[WHAT NEEDS TO BE DONE]:
Transcribe the lines below verbatim, skipping the images.

[DATA EXCERPT]:
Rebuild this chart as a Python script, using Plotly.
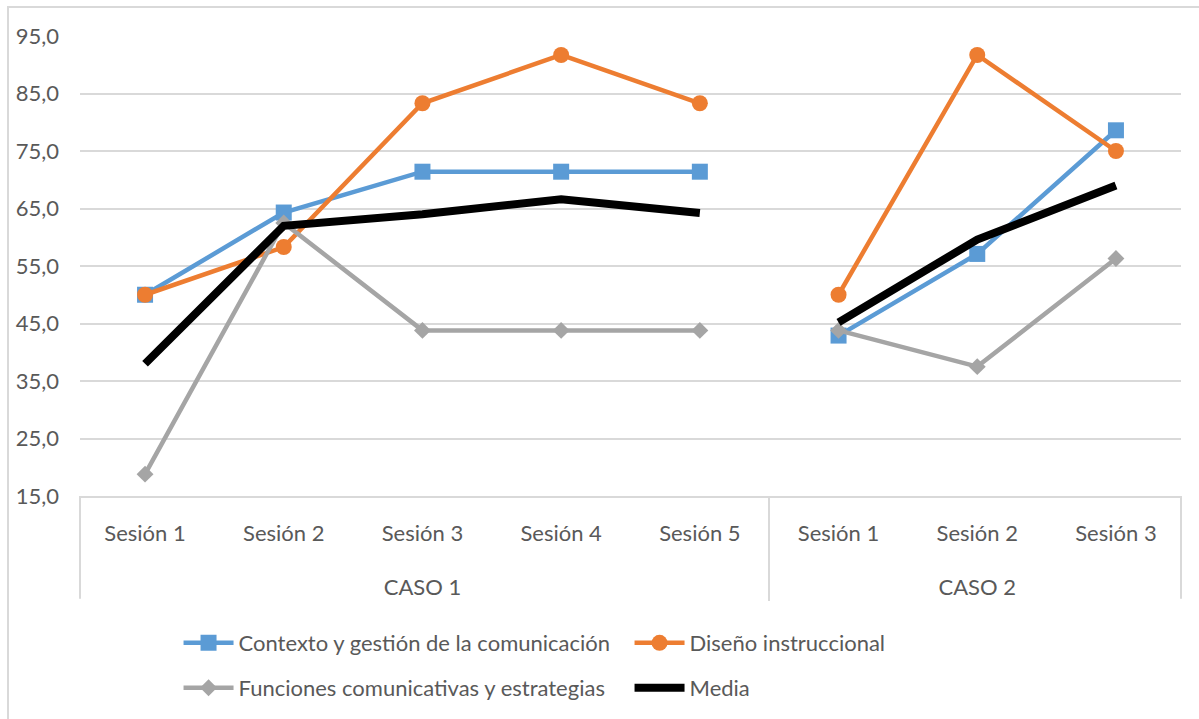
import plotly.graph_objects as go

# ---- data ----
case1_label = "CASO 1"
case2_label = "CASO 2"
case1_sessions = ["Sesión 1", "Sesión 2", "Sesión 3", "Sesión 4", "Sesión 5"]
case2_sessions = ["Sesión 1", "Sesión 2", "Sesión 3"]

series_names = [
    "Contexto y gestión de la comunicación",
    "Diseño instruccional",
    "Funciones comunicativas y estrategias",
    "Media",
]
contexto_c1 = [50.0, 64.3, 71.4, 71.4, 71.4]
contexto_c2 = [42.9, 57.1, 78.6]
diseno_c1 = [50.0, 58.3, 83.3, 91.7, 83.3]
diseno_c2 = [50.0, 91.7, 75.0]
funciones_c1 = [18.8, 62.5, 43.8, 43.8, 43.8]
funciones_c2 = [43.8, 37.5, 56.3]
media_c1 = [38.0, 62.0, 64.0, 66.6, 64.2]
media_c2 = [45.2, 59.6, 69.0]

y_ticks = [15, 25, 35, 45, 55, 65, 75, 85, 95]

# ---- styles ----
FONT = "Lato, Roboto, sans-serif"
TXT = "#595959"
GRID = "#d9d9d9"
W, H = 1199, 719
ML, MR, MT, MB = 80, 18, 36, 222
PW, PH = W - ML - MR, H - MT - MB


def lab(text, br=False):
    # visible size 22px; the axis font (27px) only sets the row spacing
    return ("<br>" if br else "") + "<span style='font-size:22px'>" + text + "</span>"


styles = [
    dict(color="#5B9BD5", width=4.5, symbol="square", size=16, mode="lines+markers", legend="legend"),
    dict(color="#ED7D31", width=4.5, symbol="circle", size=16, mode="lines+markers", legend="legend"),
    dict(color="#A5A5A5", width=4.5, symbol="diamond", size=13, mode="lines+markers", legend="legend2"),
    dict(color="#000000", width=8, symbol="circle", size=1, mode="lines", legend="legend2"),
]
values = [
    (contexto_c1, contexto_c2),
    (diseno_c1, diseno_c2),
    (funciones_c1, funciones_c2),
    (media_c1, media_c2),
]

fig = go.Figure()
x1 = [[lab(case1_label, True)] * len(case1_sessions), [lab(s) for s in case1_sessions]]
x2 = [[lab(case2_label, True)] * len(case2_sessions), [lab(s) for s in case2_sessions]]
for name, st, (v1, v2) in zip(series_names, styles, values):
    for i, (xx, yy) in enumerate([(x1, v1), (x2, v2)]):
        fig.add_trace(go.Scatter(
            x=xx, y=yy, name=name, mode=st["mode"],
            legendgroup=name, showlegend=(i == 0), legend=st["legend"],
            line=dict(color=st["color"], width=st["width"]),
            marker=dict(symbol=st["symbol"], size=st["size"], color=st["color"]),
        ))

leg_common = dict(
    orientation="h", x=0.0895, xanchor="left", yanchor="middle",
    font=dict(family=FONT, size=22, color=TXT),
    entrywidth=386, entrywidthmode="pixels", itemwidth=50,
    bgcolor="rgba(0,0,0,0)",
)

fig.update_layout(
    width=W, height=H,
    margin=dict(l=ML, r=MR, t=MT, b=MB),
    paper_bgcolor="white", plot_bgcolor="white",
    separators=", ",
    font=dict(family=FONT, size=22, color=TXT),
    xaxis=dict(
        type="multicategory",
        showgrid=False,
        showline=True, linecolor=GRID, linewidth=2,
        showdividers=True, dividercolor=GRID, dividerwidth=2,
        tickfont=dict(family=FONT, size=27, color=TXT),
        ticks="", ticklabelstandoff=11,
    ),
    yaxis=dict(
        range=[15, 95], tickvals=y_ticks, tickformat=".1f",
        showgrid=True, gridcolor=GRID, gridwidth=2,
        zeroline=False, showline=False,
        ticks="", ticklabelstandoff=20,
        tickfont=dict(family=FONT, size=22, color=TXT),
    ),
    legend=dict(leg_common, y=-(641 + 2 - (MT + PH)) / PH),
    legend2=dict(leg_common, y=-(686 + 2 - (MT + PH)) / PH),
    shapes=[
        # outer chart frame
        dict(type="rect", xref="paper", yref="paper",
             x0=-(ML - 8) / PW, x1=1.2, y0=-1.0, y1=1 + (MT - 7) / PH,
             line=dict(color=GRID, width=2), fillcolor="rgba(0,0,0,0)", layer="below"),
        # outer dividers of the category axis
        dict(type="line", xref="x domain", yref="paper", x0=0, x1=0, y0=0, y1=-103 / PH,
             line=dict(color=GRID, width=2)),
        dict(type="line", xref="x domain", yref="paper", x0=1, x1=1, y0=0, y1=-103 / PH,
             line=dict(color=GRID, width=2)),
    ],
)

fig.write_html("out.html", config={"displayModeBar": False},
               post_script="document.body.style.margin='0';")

[REPLY TO THE TASK]:
Rebuild this chart as a Python script, using Plotly.
import plotly.graph_objects as go

# ---- data ----
case1_label = "CASO 1"
case2_label = "CASO 2"
case1_sessions = ["Sesión 1", "Sesión 2", "Sesión 3", "Sesión 4", "Sesión 5"]
case2_sessions = ["Sesión 1", "Sesión 2", "Sesión 3"]

series_names = [
    "Contexto y gestión de la comunicación",
    "Diseño instruccional",
    "Funciones comunicativas y estrategias",
    "Media",
]
contexto_c1 = [50.0, 64.3, 71.4, 71.4, 71.4]
contexto_c2 = [42.9, 57.1, 78.6]
diseno_c1 = [50.0, 58.3, 83.3, 91.7, 83.3]
diseno_c2 = [50.0, 91.7, 75.0]
funciones_c1 = [18.8, 62.5, 43.8, 43.8, 43.8]
funciones_c2 = [43.8, 37.5, 56.3]
media_c1 = [38.0, 62.0, 64.0, 66.6, 64.2]
media_c2 = [45.2, 59.6, 69.0]

y_ticks = [15, 25, 35, 45, 55, 65, 75, 85, 95]

# ---- styles ----
FONT = "Lato, Roboto, sans-serif"
TXT = "#595959"
GRID = "#d9d9d9"
W, H = 1199, 719
ML, MR, MT, MB = 80, 18, 36, 222
PW, PH = W - ML - MR, H - MT - MB


def lab(text, br=False):
    # visible size 22px; the axis font (27px) only sets the row spacing
    return ("<br>" if br else "") + "<span style='font-size:22px'>" + text + "</span>"


styles = [
    dict(color="#5B9BD5", width=4.5, symbol="square", size=16, mode="lines+markers", legend="legend"),
    dict(color="#ED7D31", width=4.5, symbol="circle", size=16, mode="lines+markers", legend="legend"),
    dict(color="#A5A5A5", width=4.5, symbol="diamond", size=13, mode="lines+markers", legend="legend2"),
    dict(color="#000000", width=8, symbol="circle", size=1, mode="lines", legend="legend2"),
]
values = [
    (contexto_c1, contexto_c2),
    (diseno_c1, diseno_c2),
    (funciones_c1, funciones_c2),
    (media_c1, media_c2),
]

fig = go.Figure()
x1 = [[lab(case1_label, True)] * len(case1_sessions), [lab(s) for s in case1_sessions]]
x2 = [[lab(case2_label, True)] * len(case2_sessions), [lab(s) for s in case2_sessions]]
for name, st, (v1, v2) in zip(series_names, styles, values):
    for i, (xx, yy) in enumerate([(x1, v1), (x2, v2)]):
        fig.add_trace(go.Scatter(
            x=xx, y=yy, name=name, mode=st["mode"],
            legendgroup=name, showlegend=(i == 0), legend=st["legend"],
            line=dict(color=st["color"], width=st["width"]),
            marker=dict(symbol=st["symbol"], size=st["size"], color=st["color"]),
        ))

leg_common = dict(
    orientation="h", x=0.0895, xanchor="left", yanchor="middle",
    font=dict(family=FONT, size=22, color=TXT),
    entrywidth=386, entrywidthmode="pixels", itemwidth=50,
    bgcolor="rgba(0,0,0,0)",
)

fig.update_layout(
    width=W, height=H,
    margin=dict(l=ML, r=MR, t=MT, b=MB),
    paper_bgcolor="white", plot_bgcolor="white",
    separators=", ",
    font=dict(family=FONT, size=22, color=TXT),
    xaxis=dict(
        type="multicategory",
        showgrid=False,
        showline=True, linecolor=GRID, linewidth=2,
        showdividers=True, dividercolor=GRID, dividerwidth=2,
        tickfont=dict(family=FONT, size=27, color=TXT),
        ticks="", ticklabelstandoff=11,
    ),
    yaxis=dict(
        range=[15, 95], tickvals=y_ticks, tickformat=".1f",
        showgrid=True, gridcolor=GRID, gridwidth=2,
        zeroline=False, showline=False,
        ticks="", ticklabelstandoff=20,
        tickfont=dict(family=FONT, size=22, color=TXT),
    ),
    legend=dict(leg_common, y=-(641 + 2 - (MT + PH)) / PH),
    legend2=dict(leg_common, y=-(686 + 2 - (MT + PH)) / PH),
    shapes=[
        # outer chart frame
        dict(type="rect", xref="paper", yref="paper",
             x0=-(ML - 8) / PW, x1=1.2, y0=-1.0, y1=1 + (MT - 7) / PH,
             line=dict(color=GRID, width=2), fillcolor="rgba(0,0,0,0)", layer="below"),
        # outer dividers of the category axis
        dict(type="line", xref="x domain", yref="paper", x0=0, x1=0, y0=0, y1=-103 / PH,
             line=dict(color=GRID, width=2)),
        dict(type="line", xref="x domain", yref="paper", x0=1, x1=1, y0=0, y1=-103 / PH,
             line=dict(color=GRID, width=2)),
    ],
)

fig.write_html("out.html", config={"displayModeBar": False},
               post_script="document.body.style.margin='0';")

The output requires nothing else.